(Records with drawing code)
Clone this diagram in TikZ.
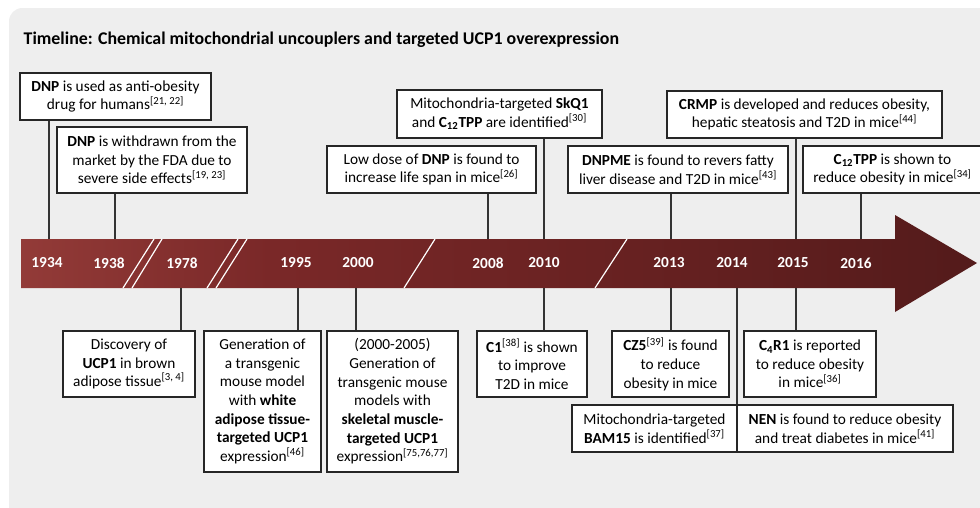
\documentclass[tikz,border=0pt]{standalone}
\usepackage{fontspec}
\setmainfont{Carlito}
\definecolor{panel}{RGB}{238,238,238}
\definecolor{tlA}{RGB}{186,116,112}
\definecolor{tlB}{RGB}{156,66,62}
\definecolor{tlC}{RGB}{122,40,40}
\definecolor{tlD}{RGB}{100,32,32}
\definecolor{tlE}{RGB}{56,18,18}
\pgfdeclarehorizontalshading{timeshade}{100bp}{color(0bp)=(tlA); color(20bp)=(tlB); color(38bp)=(tlC); color(60bp)=(tlD); color(100bp)=(tlE)}
\newcommand{\rf}[1]{\textsuperscript{[#1]}}
\begin{document}
\begin{tikzpicture}[x=0.75pt, y=-0.75pt,
  font=\fontsize{11.5}{14}\selectfont,
  box/.style 2 args={draw=black!85, line width=0.8pt, fill=white, align=center,
    inner sep=0pt, minimum width=#1*0.75pt, minimum height=#2*0.75pt},
  year/.style={text=white, font=\fontsize{11.5}{14}\selectfont\bfseries},
  link/.style={draw=black!80, line width=0.8pt},
  brk/.style={white, line width=0.9pt}]
\clip (0,0) rectangle (980,507);
\fill[panel, rounded corners=10] (9,8) rectangle (1010,530);
\node[anchor=base west, font=\fontsize{13.4}{16}\selectfont\bfseries] (title) at (19,44)
  {Timeline: Chemical mitochondrial uncouplers and targeted UCP1 overexpression};
% the time arrow
\shade[shading=timeshade] (21,239) -- (895,239) -- (895,215) -- (977,263)
  -- (895,312) -- (895,288) -- (21,288) -- cycle;
\draw[brk] (123,288) -- (154,239) (132,288) -- (162,239);
\draw[brk] (207,288) -- (238,239) (216,288) -- (247,239);
\draw[brk] (404,288) -- (435,239);
\draw[brk] (595,288) -- (627,239);
\foreach \yr/\x in {1934/47, 1938/109, 1978/182, 1995/296, 2000/358, 2008/488,
  2010/544, 2013/669, 2014/732, 2015/793, 2016/856}
  \node[year] (y\yr) at (\x,263) {\yr};
% events above
\node[box={191}{47}] (dnpuse) at (115.5,96.5) {\textbf{DNP} is used as anti-obesity\\drug for humans\rf{21, 22}};
\node[box={190}{66}] (dnpwd) at (152,160) {\textbf{DNP} is withdrawn from the\\market by the FDA due to\\severe side effects\rf{19, 23}};
\node[box={205}{48}] (skq) at (499.5,114) {Mitochondria-targeted \textbf{SkQ1}\\and \textbf{C\textsubscript{12}TPP} are identified\rf{30}};
\node[box={209}{47}] (lowdnp) at (431.5,169.5) {Low dose of \textbf{DNP} is found to\\increase life span in mice\rf{26}};
\node[box={275}{47}] (crmp) at (804.5,114.5) {\textbf{CRMP} is developed and reduces obesity,\\hepatic steatosis and T2D in mice\rf{44}};
\node[box={220}{47}] (dnpme) at (678,169.5) {\textbf{DNPME} is found to revers fatty\\liver disease and T2D in mice\rf{43}};
\node[box={179}{47}] (ctpp) at (892.5,169.5) {\textbf{C\textsubscript{12}TPP} is shown to\\reduce obesity in mice\rf{34}};
% events below
\node[box={132}{66}] (ucp) at (129,364) {Discovery of\\\textbf{UCP1} in brown\\adipose tissue\rf{3, 4}};
\node[box={117}{141}] (wat) at (262.5,401.5) {Generation of\\a transgenic\\mouse model\\with \textbf{white}\\\textbf{adipose tissue-}\\\textbf{targeted UCP1}\\expression\rf{46}};
\node[box={131}{141}] (skel) at (392.5,401.5) {(2000-2005)\\Generation of\\transgenic mouse\\models with\\\textbf{skeletal muscle-}\\\textbf{targeted UCP1}\\expression\rf{75,76,77}};
\node[box={110}{66}] (cone) at (532,364) {\textbf{C1}\rf{38} is shown\\to improve\\T2D in mice};
\node[box={117}{66}] (czf) at (670.5,364) {\textbf{CZ5}\rf{39} is found\\to reduce\\obesity in mice};
\node[box={132}{66}] (cfr) at (810,364) {\textbf{C\textsubscript{4}R1} is reported\\to reduce obesity\\in mice\rf{36}};
\node[box={165}{47}] (bam) at (654.5,428.5) {Mitochondria-targeted\\\textbf{BAM15} is identified\rf{37}};
\node[box={216}{47}] (nen) at (845,428.5) {\textbf{NEN} is found to reduce obesity\\and treat diabetes in mice\rf{41}};
% connectors
\foreach \x/\b in {49/dnpuse, 115/dnpwd, 488/lowdnp, 544/skq, 671/dnpme, 796/crmp, 861/ctpp} {
  \coordinate (t\b) at (\x,239);
  \draw[link] (t\b) -- (t\b |- \b.south);
}
\foreach \x/\b in {181/ucp, 298/wat, 356/skel, 544/cone, 671/czf, 737/bam, 796/cfr} {
  \coordinate (u\b) at (\x,288);
  \draw[link] (u\b) -- (u\b |- \b.north);
}
\end{tikzpicture}
\end{document}
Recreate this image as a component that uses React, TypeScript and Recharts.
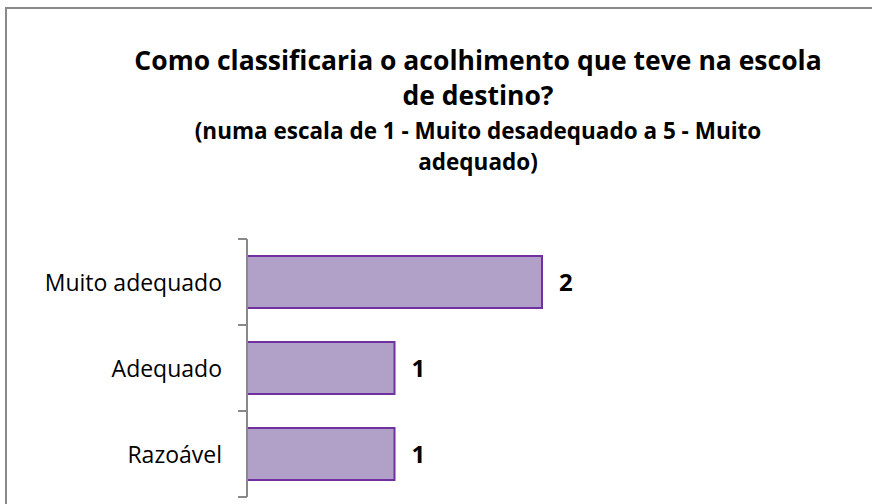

» **What to do**
Every entry must be transcribed exactly. Pictures do not belong in the copy.

» **The completed task**
Clone this diagram in TikZ.
\documentclass[tikz,border=0pt]{standalone}
\usepackage{fontspec}
\setmainfont{Carlito}
\definecolor{panel}{RGB}{238,238,238}
\definecolor{tlA}{RGB}{186,116,112}
\definecolor{tlB}{RGB}{156,66,62}
\definecolor{tlC}{RGB}{122,40,40}
\definecolor{tlD}{RGB}{100,32,32}
\definecolor{tlE}{RGB}{56,18,18}
\pgfdeclarehorizontalshading{timeshade}{100bp}{color(0bp)=(tlA); color(20bp)=(tlB); color(38bp)=(tlC); color(60bp)=(tlD); color(100bp)=(tlE)}
\newcommand{\rf}[1]{\textsuperscript{[#1]}}
\begin{document}
\begin{tikzpicture}[x=0.75pt, y=-0.75pt,
  font=\fontsize{11.5}{14}\selectfont,
  box/.style 2 args={draw=black!85, line width=0.8pt, fill=white, align=center,
    inner sep=0pt, minimum width=#1*0.75pt, minimum height=#2*0.75pt},
  year/.style={text=white, font=\fontsize{11.5}{14}\selectfont\bfseries},
  link/.style={draw=black!80, line width=0.8pt},
  brk/.style={white, line width=0.9pt}]
\clip (0,0) rectangle (980,507);
\fill[panel, rounded corners=10] (9,8) rectangle (1010,530);
\node[anchor=base west, font=\fontsize{13.4}{16}\selectfont\bfseries] (title) at (19,44)
  {Timeline: Chemical mitochondrial uncouplers and targeted UCP1 overexpression};
% the time arrow
\shade[shading=timeshade] (21,239) -- (895,239) -- (895,215) -- (977,263)
  -- (895,312) -- (895,288) -- (21,288) -- cycle;
\draw[brk] (123,288) -- (154,239) (132,288) -- (162,239);
\draw[brk] (207,288) -- (238,239) (216,288) -- (247,239);
\draw[brk] (404,288) -- (435,239);
\draw[brk] (595,288) -- (627,239);
\foreach \yr/\x in {1934/47, 1938/109, 1978/182, 1995/296, 2000/358, 2008/488,
  2010/544, 2013/669, 2014/732, 2015/793, 2016/856}
  \node[year] (y\yr) at (\x,263) {\yr};
% events above
\node[box={191}{47}] (dnpuse) at (115.5,96.5) {\textbf{DNP} is used as anti-obesity\\drug for humans\rf{21, 22}};
\node[box={190}{66}] (dnpwd) at (152,160) {\textbf{DNP} is withdrawn from the\\market by the FDA due to\\severe side effects\rf{19, 23}};
\node[box={205}{48}] (skq) at (499.5,114) {Mitochondria-targeted \textbf{SkQ1}\\and \textbf{C\textsubscript{12}TPP} are identified\rf{30}};
\node[box={209}{47}] (lowdnp) at (431.5,169.5) {Low dose of \textbf{DNP} is found to\\increase life span in mice\rf{26}};
\node[box={275}{47}] (crmp) at (804.5,114.5) {\textbf{CRMP} is developed and reduces obesity,\\hepatic steatosis and T2D in mice\rf{44}};
\node[box={220}{47}] (dnpme) at (678,169.5) {\textbf{DNPME} is found to revers fatty\\liver disease and T2D in mice\rf{43}};
\node[box={179}{47}] (ctpp) at (892.5,169.5) {\textbf{C\textsubscript{12}TPP} is shown to\\reduce obesity in mice\rf{34}};
% events below
\node[box={132}{66}] (ucp) at (129,364) {Discovery of\\\textbf{UCP1} in brown\\adipose tissue\rf{3, 4}};
\node[box={117}{141}] (wat) at (262.5,401.5) {Generation of\\a transgenic\\mouse model\\with \textbf{white}\\\textbf{adipose tissue-}\\\textbf{targeted UCP1}\\expression\rf{46}};
\node[box={131}{141}] (skel) at (392.5,401.5) {(2000-2005)\\Generation of\\transgenic mouse\\models with\\\textbf{skeletal muscle-}\\\textbf{targeted UCP1}\\expression\rf{75,76,77}};
\node[box={110}{66}] (cone) at (532,364) {\textbf{C1}\rf{38} is shown\\to improve\\T2D in mice};
\node[box={117}{66}] (czf) at (670.5,364) {\textbf{CZ5}\rf{39} is found\\to reduce\\obesity in mice};
\node[box={132}{66}] (cfr) at (810,364) {\textbf{C\textsubscript{4}R1} is reported\\to reduce obesity\\in mice\rf{36}};
\node[box={165}{47}] (bam) at (654.5,428.5) {Mitochondria-targeted\\\textbf{BAM15} is identified\rf{37}};
\node[box={216}{47}] (nen) at (845,428.5) {\textbf{NEN} is found to reduce obesity\\and treat diabetes in mice\rf{41}};
% connectors
\foreach \x/\b in {49/dnpuse, 115/dnpwd, 488/lowdnp, 544/skq, 671/dnpme, 796/crmp, 861/ctpp} {
  \coordinate (t\b) at (\x,239);
  \draw[link] (t\b) -- (t\b |- \b.south);
}
\foreach \x/\b in {181/ucp, 298/wat, 356/skel, 544/cone, 671/czf, 737/bam, 796/cfr} {
  \coordinate (u\b) at (\x,288);
  \draw[link] (u\b) -- (u\b |- \b.north);
}
\end{tikzpicture}
\end{document}
Recreate this image as a component that uses React, TypeScript and Recharts.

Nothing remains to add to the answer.